The final countdown is on for capesize bulker asset prices, according to new analysis.

Data platform Maritime Strategies International thinks secondhand values are likely to peak within the next six months.

Plamen Natzkoff, MSI associate director of dry bulk commodities and freight, said: “A recent softening in year-over-year comparisons for both newbuild prices and vessel earnings could indicate early signs that the secondhand market may follow suit.

“This suggests that prices may continue to rise year-over-year in the near term, albeit at a slower pace, but could start to decline within six months, implying a peak in asset prices around the end of 2024 and the beginning of 2025.”

Newbuilding and secondhand price cycles have broadly tracked each other over the past three years, despite lagging behind the bulker earnings cycle, MSI said.

The platform said the strength of freight earnings is most meaningful for older vessels, “slightly advancing the peaks and troughs of older asset values” when compared with younger ships.

Prices and demand for secondhand capesizes remain firm for now.

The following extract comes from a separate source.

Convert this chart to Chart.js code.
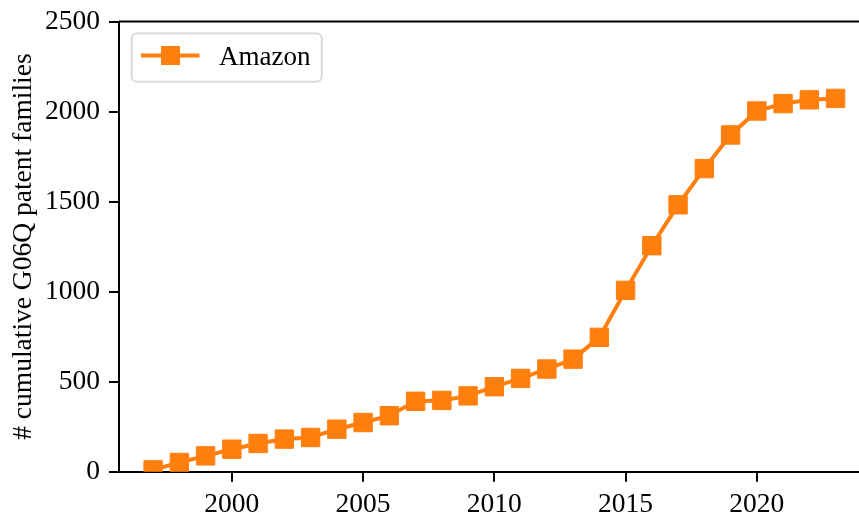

The price for a five-year-old vessel remains above $60m, a level not seen in almost 15 years, according to MSI.

Prices for older ships are close to their 2022 peaks and 18-year-old capesizes have changed hands for over $20m.

High prices for younger vessels are being supported by rising newbuilding markets.

The second quarter saw the highest quarterly level of capesize ordering since the same period in 2021, MSI said.

Some 4.4m dwt was ordered during the second quarter, up by one-third when compared with the first three months of 2024.

In stark contrast, just 160,000 dwt of handysize tonnage was contracted during the period.

Transaction volumes are nearly 25% higher this year to date than in the same period in 2023, according to MSI data.